Stored data entries:
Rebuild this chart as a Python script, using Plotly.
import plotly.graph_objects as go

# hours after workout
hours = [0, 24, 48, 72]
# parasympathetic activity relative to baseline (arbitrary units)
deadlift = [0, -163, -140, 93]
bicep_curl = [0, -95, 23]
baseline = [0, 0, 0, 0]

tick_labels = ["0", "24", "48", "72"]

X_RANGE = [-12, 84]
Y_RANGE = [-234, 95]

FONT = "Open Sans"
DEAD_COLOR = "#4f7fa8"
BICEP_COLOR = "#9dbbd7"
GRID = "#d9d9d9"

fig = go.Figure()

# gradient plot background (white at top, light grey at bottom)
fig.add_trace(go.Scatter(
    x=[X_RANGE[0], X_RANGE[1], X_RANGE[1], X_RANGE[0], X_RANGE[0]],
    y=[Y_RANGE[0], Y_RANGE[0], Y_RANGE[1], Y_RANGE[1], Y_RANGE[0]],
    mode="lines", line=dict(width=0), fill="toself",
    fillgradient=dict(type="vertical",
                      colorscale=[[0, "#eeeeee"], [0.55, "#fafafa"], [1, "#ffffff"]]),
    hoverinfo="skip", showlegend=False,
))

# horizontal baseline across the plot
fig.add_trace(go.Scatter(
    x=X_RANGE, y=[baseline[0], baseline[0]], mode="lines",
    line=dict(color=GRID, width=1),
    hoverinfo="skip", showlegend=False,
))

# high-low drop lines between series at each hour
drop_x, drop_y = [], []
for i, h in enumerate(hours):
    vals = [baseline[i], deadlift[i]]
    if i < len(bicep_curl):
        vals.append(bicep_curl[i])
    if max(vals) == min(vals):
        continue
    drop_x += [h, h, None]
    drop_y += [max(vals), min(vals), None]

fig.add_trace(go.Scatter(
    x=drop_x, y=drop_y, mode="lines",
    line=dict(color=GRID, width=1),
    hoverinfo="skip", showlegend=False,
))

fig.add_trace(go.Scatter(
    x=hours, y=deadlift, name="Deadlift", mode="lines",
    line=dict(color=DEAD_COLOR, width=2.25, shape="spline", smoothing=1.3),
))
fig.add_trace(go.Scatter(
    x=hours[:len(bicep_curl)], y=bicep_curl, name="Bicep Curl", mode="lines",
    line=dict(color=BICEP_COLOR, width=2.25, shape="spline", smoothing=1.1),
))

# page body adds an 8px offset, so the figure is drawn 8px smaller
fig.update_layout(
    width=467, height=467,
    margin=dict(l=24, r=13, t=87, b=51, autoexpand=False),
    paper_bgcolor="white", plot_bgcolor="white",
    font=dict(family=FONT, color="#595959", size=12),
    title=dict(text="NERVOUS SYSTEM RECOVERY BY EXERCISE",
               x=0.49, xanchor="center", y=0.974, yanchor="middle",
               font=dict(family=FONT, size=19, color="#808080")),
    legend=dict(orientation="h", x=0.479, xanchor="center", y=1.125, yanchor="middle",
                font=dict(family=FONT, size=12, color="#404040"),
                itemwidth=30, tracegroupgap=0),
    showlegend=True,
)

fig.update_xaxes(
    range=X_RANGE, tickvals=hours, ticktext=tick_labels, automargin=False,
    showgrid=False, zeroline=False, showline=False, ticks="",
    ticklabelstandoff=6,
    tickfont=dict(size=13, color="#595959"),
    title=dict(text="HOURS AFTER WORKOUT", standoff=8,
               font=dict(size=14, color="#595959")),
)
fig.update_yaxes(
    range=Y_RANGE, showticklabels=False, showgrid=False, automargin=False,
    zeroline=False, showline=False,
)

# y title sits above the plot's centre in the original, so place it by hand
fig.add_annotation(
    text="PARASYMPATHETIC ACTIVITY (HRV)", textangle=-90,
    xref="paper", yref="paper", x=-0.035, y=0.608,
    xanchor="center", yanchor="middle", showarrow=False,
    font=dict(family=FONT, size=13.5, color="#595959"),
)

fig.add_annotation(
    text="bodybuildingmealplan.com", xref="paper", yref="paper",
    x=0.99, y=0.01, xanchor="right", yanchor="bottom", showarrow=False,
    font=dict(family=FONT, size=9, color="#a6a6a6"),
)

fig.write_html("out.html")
==
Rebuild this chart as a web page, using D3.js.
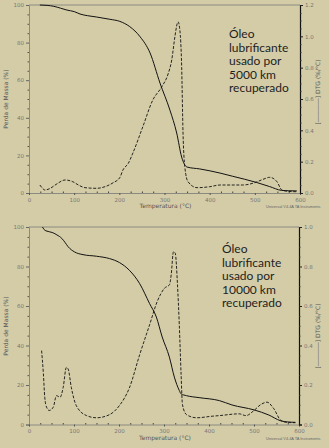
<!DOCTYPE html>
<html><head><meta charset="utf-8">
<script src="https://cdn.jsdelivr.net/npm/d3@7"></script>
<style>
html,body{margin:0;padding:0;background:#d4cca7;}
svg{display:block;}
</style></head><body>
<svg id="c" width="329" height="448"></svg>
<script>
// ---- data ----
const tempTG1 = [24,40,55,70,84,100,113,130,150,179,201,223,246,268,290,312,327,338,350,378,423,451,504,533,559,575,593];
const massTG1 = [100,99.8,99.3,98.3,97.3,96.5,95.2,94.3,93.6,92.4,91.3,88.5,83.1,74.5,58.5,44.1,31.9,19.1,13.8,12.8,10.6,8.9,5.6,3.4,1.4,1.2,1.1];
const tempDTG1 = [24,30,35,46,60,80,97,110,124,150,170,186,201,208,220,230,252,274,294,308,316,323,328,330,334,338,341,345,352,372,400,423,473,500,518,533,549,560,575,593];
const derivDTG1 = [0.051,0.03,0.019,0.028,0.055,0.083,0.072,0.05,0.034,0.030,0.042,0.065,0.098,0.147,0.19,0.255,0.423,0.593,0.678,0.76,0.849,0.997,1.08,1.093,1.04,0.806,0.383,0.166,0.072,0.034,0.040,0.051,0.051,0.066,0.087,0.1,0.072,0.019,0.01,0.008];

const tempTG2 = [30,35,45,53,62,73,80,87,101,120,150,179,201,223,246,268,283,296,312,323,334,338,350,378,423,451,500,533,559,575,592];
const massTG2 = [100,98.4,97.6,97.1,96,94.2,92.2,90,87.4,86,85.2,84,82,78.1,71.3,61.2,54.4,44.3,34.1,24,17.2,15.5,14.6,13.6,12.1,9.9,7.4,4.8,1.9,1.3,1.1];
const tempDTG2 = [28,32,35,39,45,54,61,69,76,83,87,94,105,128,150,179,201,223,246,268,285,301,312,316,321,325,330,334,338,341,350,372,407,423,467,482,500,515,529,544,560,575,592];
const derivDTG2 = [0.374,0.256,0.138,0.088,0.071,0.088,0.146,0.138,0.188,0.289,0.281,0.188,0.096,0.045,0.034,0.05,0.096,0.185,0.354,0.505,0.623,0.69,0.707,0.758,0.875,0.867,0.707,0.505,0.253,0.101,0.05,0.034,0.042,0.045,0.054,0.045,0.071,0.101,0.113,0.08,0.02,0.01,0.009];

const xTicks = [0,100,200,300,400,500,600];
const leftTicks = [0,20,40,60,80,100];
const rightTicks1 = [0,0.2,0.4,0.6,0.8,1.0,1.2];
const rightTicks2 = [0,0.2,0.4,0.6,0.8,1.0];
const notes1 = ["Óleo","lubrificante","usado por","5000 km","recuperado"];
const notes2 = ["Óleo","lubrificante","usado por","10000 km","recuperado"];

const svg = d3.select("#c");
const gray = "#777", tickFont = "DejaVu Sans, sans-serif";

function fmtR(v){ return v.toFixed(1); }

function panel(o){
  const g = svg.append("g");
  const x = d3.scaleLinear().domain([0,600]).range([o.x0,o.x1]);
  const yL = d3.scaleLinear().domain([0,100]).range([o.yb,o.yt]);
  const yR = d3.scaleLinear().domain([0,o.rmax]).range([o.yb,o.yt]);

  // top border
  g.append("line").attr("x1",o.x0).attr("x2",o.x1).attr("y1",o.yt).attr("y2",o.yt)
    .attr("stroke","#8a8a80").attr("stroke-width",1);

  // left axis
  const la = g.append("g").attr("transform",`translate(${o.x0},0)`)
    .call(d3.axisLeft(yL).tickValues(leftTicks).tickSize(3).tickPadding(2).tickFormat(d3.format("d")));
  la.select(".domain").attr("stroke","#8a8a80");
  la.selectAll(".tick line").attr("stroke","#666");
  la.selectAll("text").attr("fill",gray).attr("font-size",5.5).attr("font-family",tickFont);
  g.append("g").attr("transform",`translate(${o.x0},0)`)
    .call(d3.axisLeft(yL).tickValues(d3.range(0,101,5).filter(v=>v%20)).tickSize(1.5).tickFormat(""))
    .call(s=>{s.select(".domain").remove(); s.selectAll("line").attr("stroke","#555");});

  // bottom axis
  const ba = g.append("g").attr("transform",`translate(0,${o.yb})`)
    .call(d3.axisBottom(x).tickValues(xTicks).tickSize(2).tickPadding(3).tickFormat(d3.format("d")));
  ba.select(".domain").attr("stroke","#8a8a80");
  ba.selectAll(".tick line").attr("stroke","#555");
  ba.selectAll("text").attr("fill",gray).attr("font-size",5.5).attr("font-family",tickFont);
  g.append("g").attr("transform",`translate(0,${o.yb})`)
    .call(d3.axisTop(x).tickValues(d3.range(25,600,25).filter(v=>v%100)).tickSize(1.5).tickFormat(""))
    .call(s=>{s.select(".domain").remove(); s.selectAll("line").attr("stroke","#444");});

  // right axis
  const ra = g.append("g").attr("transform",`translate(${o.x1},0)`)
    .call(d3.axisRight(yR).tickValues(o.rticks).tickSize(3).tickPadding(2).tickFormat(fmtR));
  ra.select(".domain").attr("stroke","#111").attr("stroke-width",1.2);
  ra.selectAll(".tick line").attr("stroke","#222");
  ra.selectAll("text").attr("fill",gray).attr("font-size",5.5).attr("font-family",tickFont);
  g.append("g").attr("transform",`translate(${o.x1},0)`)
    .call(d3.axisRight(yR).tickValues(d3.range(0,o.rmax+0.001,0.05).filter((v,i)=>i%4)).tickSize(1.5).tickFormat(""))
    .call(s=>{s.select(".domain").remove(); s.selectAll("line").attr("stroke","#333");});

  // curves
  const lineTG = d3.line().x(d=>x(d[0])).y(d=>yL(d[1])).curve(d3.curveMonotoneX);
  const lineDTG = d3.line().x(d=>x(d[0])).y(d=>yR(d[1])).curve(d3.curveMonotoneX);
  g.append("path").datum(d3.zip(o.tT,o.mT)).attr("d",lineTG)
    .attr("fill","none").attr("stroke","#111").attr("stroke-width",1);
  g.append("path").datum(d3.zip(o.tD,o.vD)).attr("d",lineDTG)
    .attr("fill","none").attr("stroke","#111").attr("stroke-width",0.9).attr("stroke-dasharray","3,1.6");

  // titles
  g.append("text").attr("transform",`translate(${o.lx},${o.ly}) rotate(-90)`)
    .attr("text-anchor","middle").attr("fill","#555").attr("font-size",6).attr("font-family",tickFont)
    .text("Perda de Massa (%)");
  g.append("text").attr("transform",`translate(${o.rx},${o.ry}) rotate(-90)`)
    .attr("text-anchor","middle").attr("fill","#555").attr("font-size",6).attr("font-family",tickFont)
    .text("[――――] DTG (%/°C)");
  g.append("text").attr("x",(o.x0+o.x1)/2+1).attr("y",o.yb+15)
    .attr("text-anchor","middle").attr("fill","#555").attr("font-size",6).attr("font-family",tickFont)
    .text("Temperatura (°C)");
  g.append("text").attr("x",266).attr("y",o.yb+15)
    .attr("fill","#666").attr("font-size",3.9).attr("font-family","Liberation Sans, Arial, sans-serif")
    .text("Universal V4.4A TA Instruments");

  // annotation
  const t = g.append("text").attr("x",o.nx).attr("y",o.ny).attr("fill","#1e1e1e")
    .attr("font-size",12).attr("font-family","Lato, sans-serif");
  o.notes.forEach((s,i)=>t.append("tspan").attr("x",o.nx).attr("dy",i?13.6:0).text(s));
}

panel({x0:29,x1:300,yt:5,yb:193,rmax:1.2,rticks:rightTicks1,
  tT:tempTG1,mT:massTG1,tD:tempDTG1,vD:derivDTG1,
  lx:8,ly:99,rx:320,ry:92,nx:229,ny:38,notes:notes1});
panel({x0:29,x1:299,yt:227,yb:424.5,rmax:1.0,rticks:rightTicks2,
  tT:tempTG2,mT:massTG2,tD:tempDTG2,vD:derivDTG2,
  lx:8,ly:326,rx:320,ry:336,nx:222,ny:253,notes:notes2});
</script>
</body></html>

_Problem_: Determine the count of lines in the data above with the string "script" in them, and give that count alone.

_Task response_: 4